The Kneser-Poulsen Conjecture (1955) states that if the centers of a family of $N$ unit balls in ${\mathbb E}^d$ is contracted, then the volume of the union (resp., intersection) does not increase (resp., decrease). We consider the following special contractions. A uniform contraction is a contraction where all the pairwise distances in the first set of centers are larger than all the pairwise distances in the second set of centers. We prove that a uniform contraction of the centers does not decrease the volume of the intersection of the balls, provided that $N\geq(1+\sqrt{2})^d$. Our result extends to intrinsic volumes. We prove a similar result concerning the volume of the union. This is a joint work with M. Naszodi (Eotvos Univ., Budapest, Hungary).

Lattice polytopes with large diameter and many vertices  [PDF]
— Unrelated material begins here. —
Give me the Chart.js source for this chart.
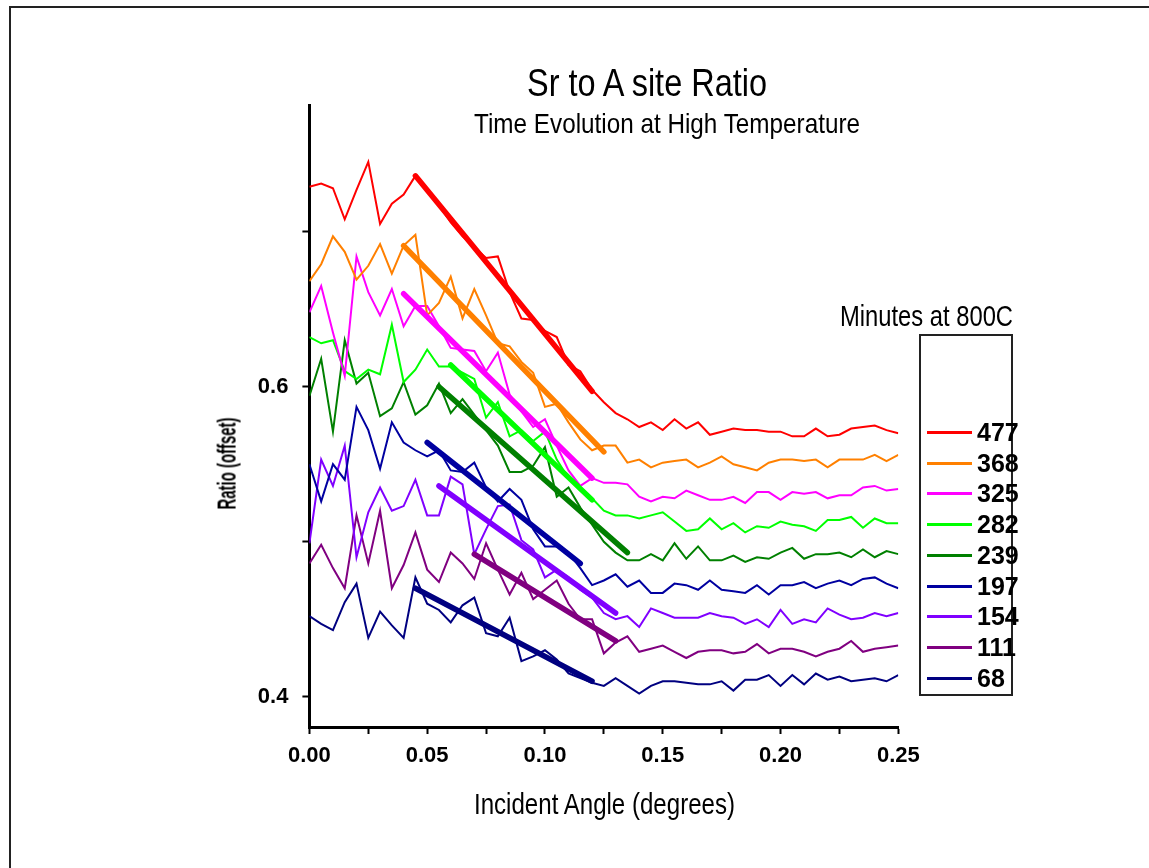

A lattice $(d,k)$-polytope is the convex hull of a set of points in dimension $d$ whose coordinates are integers between $0$ and $k$. In this talk, we will introduce lattice polytopes generated by the primitive vectors of bounded norm. These primitive zonotopes can be seen as a generalization of the permutahedron of type $B_d$. We will highlight connections between the primitive zonotopes and the largest possible diameter of lattice $(d,k)$-polytopes, and between the computational complexity of multicriteria matroid optimization. Tightening of the bounds for the largest possible diameter of lattice $(d,k)$-polytopes, complexity results, conjectures, and open questions will be discussed.

DMITRY FAIFMAN, University of Toronto
The polytope algebra inside the space of generalized valuations  [PDF]

McMullen's polytope algebra is a central object in convex geometry, with close ties to algebraic geometry. In this talk we will recall several constructions from the theory of convex valuations, and then proceed to discuss how the polytope algebra can be studied analytically by densely embedding it into the space of generalized valuations with the convolution product. Based on a joint work with A. Bernig.

ALEXANDER KOLPAKOV, University of Toronto
Triangulations of surfaces and conjugacy classes in the modular group  [PDF]

In this talk, we shall review counting techniques for maps on surfaces related to subgroup counting in infinite groups introduced by Breda-d'Azevedo, Nedela and Mednykh, rather then the classical approach based on the symmetric group and developed by Jones and Singerman, Bousquet-M\'elou, Goulden and Jackson, and many other authors. We shall apply these techniques to the modular group in order to count the number of triangulated surfaces with $n$ triangles up to (triangulation-preserving) homeomorphism.